The New York Times.
Racial discrimination in voting is “one of the gravest evils that Congress can seek to redress,” Judge David Tatel wrote in a crucial ruling on Friday upholding the constitutionality of the Voting Rights Act.
In extending the law in 2006, Congress did just that, after reviewing racial bias in the nine states and parts of several others that have deep histories of discrimination. These “covered jurisdictions” had long been required by Section 5 of the law to get permission from the Justice Department or a federal court before making any changes to their voting rules. Congress found that discriminatory practices were still persistent and pervasive in those jurisdictions, and that the preclearance requirement remained necessary.
In his 2-to-1 majority opinion for the United States Court of Appeals for the District of Columbia, Judge Tatel explained that Congress’s judgment, supported by a legislative record of more than 15,000 pages and 22 hearings, “deserves judicial deference” because of the weight of the evidence. The ruling upheld a forceful decision by a federal district judge that reached the same conclusion in 2011.
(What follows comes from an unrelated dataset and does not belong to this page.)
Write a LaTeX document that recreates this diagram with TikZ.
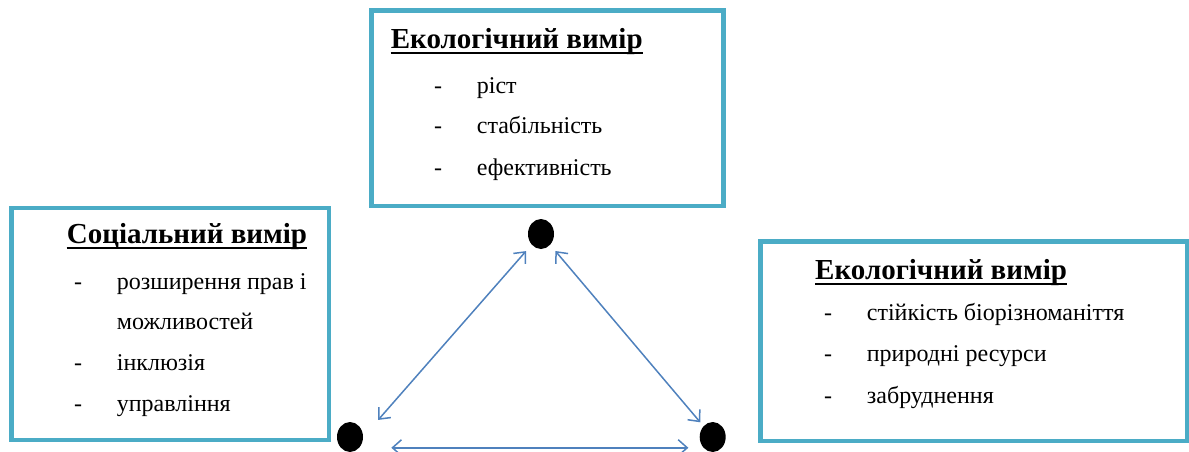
\documentclass[tikz,border=0pt]{standalone}
\usepackage{fontspec}
\setmainfont{Liberation Serif}
\usetikzlibrary{arrows.meta,shapes.geometric}
\definecolor{boxblue}{HTML}{4BACC6}
\definecolor{arrblue}{HTML}{4F81BD}

\begin{document}
\begin{tikzpicture}[x=1pt,y=-1pt,
    frame/.style={draw=boxblue,line width=4.5pt,minimum width=#1},
    title/.style={anchor=base west,inner sep=0pt,font=\fontsize{29}{34}\selectfont\bfseries},
    uline/.style={line width=2.6pt},
    item/.style={anchor=base west,inner sep=0pt,font=\fontsize{24}{28}\selectfont},
    dot/.style={ellipse,fill=black,minimum width=26pt,minimum height=30pt,inner sep=0pt},
    link/.style={arrblue,line width=1.5pt,{Straight Barb[length=9pt,width=16pt]}-{Straight Barb[length=9pt,width=16pt]}}]
    \useasboundingbox (0,0) rectangle (1189,452);

    % the three boxes
    \node[frame=352pt,minimum height=195.5pt] (ecobox) at (547.5,108.25) {};
    \node[frame=317.5pt,minimum height=232pt] (socbox) at (170.25,324) {};
    \node[frame=426.5pt,minimum height=199.5pt] (envbox) at (973.75,341.25) {};

    % top box
    \node[title] (ecotitle) at (390.7,48.3) {Екологічний вимір};
    \draw[uline] ([yshift=-4.6pt]ecotitle.base west) -- ([yshift=-4.6pt]ecotitle.base east);
    \node[item] (ecod1) at (434,93.3) {-};
    \node[item] (ecoi1) at (476.7,93.3) {ріст};
    \node[item] (ecod2) at (434,133.3) {-};
    \node[item] (ecoi2) at (476.7,133.3) {стабільність};
    \node[item] (ecod3) at (434,175) {-};
    \node[item] (ecoi3) at (476.7,175) {ефективність};

    % left box
    \node[title] (soctitle) at (66.7,243.3) {Соціальний вимір};
    \draw[uline] ([yshift=-4.6pt]soctitle.base west) -- ([yshift=-4.6pt]soctitle.base east);
    \node[item] (socd1) at (74,289.3) {-};
    \node[item] (soci1) at (116.7,289.3) {розширення прав і};
    \node[item] (soci1b) at (116.7,329.3) {можливостей};
    \node[item] (socd2) at (74,370.7) {-};
    \node[item] (soci2) at (116.7,370.7) {інклюзія};
    \node[item] (socd3) at (74,411) {-};
    \node[item] (soci3) at (116.7,411) {управління};

    % right box
    \node[title] (envtitle) at (815,279.3) {Екологічний вимір};
    \draw[uline] ([yshift=-4.6pt]envtitle.base west) -- ([yshift=-4.6pt]envtitle.base east);
    \node[item] (envd1) at (824,320.7) {-};
    \node[item] (envi1) at (866.7,320.7) {стійкість біорізноманіття};
    \node[item] (envd2) at (824,361) {-};
    \node[item] (envi2) at (866.7,361) {природні ресурси};
    \node[item] (envd3) at (824,403.3) {-};
    \node[item] (envi3) at (866.7,403.3) {забруднення};

    % triangle
    \node[dot] (top) at (541,234) {};
    \node[dot] (left) at (350,437) {};
    \node[dot] (right) at (712.7,437) {};
    \draw[link,shorten <=8.5pt,shorten >=22.7pt] (top) -- (left.east);
    \draw[link,shorten <=8pt,shorten >=5pt] (top) -- (right);
    \draw[link,shorten <=32pt,shorten >=15pt] (left.south east) -- (right.south west);
\end{tikzpicture}
\end{document}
The case, Shelby County, Ala. v. Holder, has great significance because in 2009, by a vote of 8 to 1, the Supreme Court said there were “serious constitutional questions” about whether Section 5 met a current need. Chief Justice John Roberts Jr., writing for the majority, left some legal experts with the impression that the court had come close to striking down Section 5, which, fortunately, it did not do.
A dissent in the Alabama ruling argues that Section 5 is no longer constitutional because it is not “congruent and proportional” to the problem it aims to solve. But the thoroughness of Judge Tatel’s opinion dispels that idea. The majority found that voting rights discrimination is heavily concentrated in covered jurisdictions, and that overt discrimination persists in those places despite decades of Section 5 preclearance.
Since 2009, there has been a wave of regressive voting measures across the country. No one seriously argues that “the blight of racial discrimination in voting,” as the Supreme Court once called it, has been halted.
With a 98-to-0 vote in the Senate and a vote of 390 to 33 in the House, Congress concluded that the work of Section 5 is not yet done. The appellate court has powerfully and persuasively affirmed that conclusion.